Depuis 2019, Robert Plant tourne sous la bannière Saving Grace qui s'est donnée pour profession de foi de rouvrir les pages du livre des traditions musicales américaines, un ouvrage qui commençait à prendre la poussière. Si l'aventure a été contrainte à faire du surplace en raison du Covid, l'ex-chanteur de Led Zeppelin a annoncé la date du 26 septembre 2025 comme celle de la sortie d'un premier album crédité des noms de Robert Plant et Suzi Dian et enregistré au Pays de Galles.
Robert Plant aime les voyages. "Saving Grace" nous fait traverser des failles spatio-temporelles en ravivant la voix de la tradition. Les reprises qui sont proposées sont aux yeux des néophytes tout sauf des standards. Il serait donc impossible d'accuser un Robert Plant à court d'idée de se livrer pieds et poings liés à l'un des deux exercices de style préférés des chanteurs en détresse (le second de ceux-ci est la réinterprétation de ses chansons en duo). Nous retrouvons pêle-mêle Martha Scanlan, Bob Mosley ou encore Blind Willie Johnson. Le choix du répertoire nous permet de profiter d'un éventail assez large de genres : country, folk, blues. Ces morceaux exhumés du passé nous parlent d'une époque américaine pas si lointaine. L'émotion est à fleur de peau, l'accent étant placé sur un minimalisme
acoustique. La guitare nous offre des motifs clairs et
éclatants ('As I Roved Out', 'Too Far From You' ponctués de jolies échappées en solitaire),
la section rythmique est dynamique, faisant quelquefois parler la poudre.
La voix grave de patriarche se fait conteuse et nous sommes prêts à la suivre jusqu'aux frontières de l'aube ('Soul Of A Man'). Cet esprit n'est jamais sentencieux et se fait revitalisant comme si par un dimanche sombre dans une maisonnette perdue au milieu de la campagne, des spectres bienveillants venaient nous partager leurs récits de vivants et autres cicatrices.
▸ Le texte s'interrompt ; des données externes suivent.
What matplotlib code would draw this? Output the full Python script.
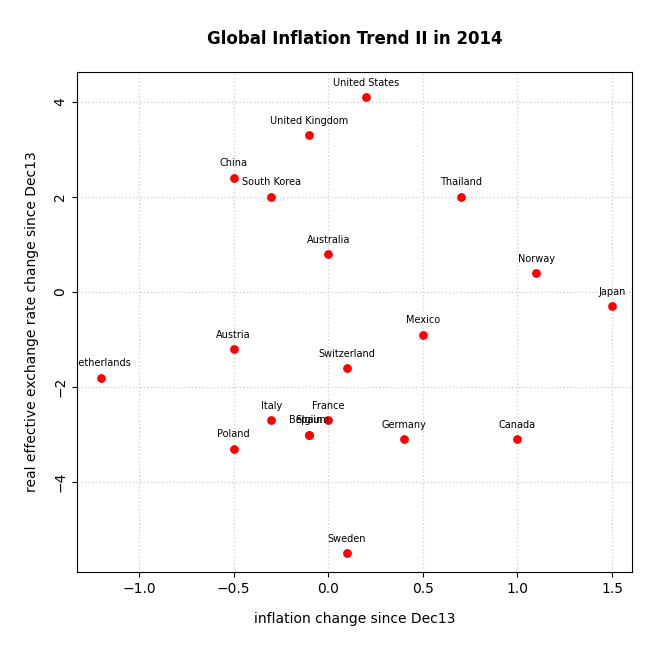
import matplotlib.pyplot as plt

countries = ["United States", "United Kingdom", "China", "South Korea", "Thailand",
             "Australia", "Norway", "Japan", "Mexico", "Austria", "Switzerland",
             "Netherlands", "Italy", "France", "Belgium", "Spain", "Germany",
             "Canada", "Poland", "Sweden"]
inflation = [0.2, -0.1, -0.5, -0.3, 0.7, 0.0, 1.1, 1.5, 0.5, -0.5, 0.1,
             -1.2, -0.3, 0.0, -0.1, -0.1, 0.4, 1.0, -0.5, 0.1]
reer = [4.1, 3.3, 2.4, 2.0, 2.0, 0.8, 0.4, -0.3, -0.9, -1.2, -1.6,
        -1.8, -2.7, -2.7, -3.0, -3.0, -3.1, -3.1, -3.3, -5.5]

fig = plt.figure(figsize=(6.72, 6.71), dpi=100)
ax = fig.add_axes([77/672, 99/671, 555/672, 500/671])
ax.grid(True, color="lightgray", linestyle=":", linewidth=1)
ax.set_axisbelow(True)
ax.scatter(inflation, reer, color="red", s=28, zorder=3)
for name, x, y in zip(countries, inflation, reer):
    ax.text(x, y + 0.2, name, fontsize=7, ha="center", va="bottom", clip_on=True)

ax.set_xlim(-1.328, 1.606)
ax.set_ylim(-5.89, 4.63)
ax.set_xticks([-1.0, -0.5, 0.0, 0.5, 1.0, 1.5])
ax.set_yticks([-4, -2, 0, 2, 4])
ax.tick_params(labelsize=10)
plt.setp(ax.get_yticklabels(), rotation=90, va="center")
ax.set_xlabel("inflation change since Dec13", fontsize=10, labelpad=12)
ax.set_ylabel("real effective exchange rate change since Dec13", fontsize=10, labelpad=10)
ax.set_title("Global Inflation Trend II in 2014", fontsize=12, fontweight="bold", pad=20)
fig.savefig("out.png")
La voix enchanteresse de Suzi Dian est un atout de charme. Les deux interprètes semblent fusionner en une seule voix, davantage que dans l'épisode Alison Krauss (It's A Beautiful Day', 'Ticket Taker', 'I Never Will Marry'). Les deux interprètes s'offrent à nous avec leur fragilité, leur vulnérabilité, En somme il n'y a pas de tricherie et ce rapport de confiance est honoré pour le plus grand plaisir de nos oreilles, notamment sur le sommet émotionnel l'incandescent 'Everybody's Song'. Beau joueur, Robert Plant laisse sa partenaire vocale prendre un peu de hauteur sur 'Higher Rock'. Nous pourrions toutefois relever quelques instants monotones en première partie de l'album, l'esprit minimaliste pouvant laisser éclater en nous la fausse impression que nous écoutons le même morceau en boucle.
Ne lui parlez pas de retraite ! 77 ans au compteur, Robert Plant, en compagnie de sa formation Saving Grace, a toujours soif d'arpenter de nouveaux territoires et de nous ramener des perles aussi éclatantes que rutilantes d'une tradition musicale dont il s'est fait le gardien. Comme le bison de la pochette, nous espérons l'entendre poursuivre sa quête aux confins des genres musicaux.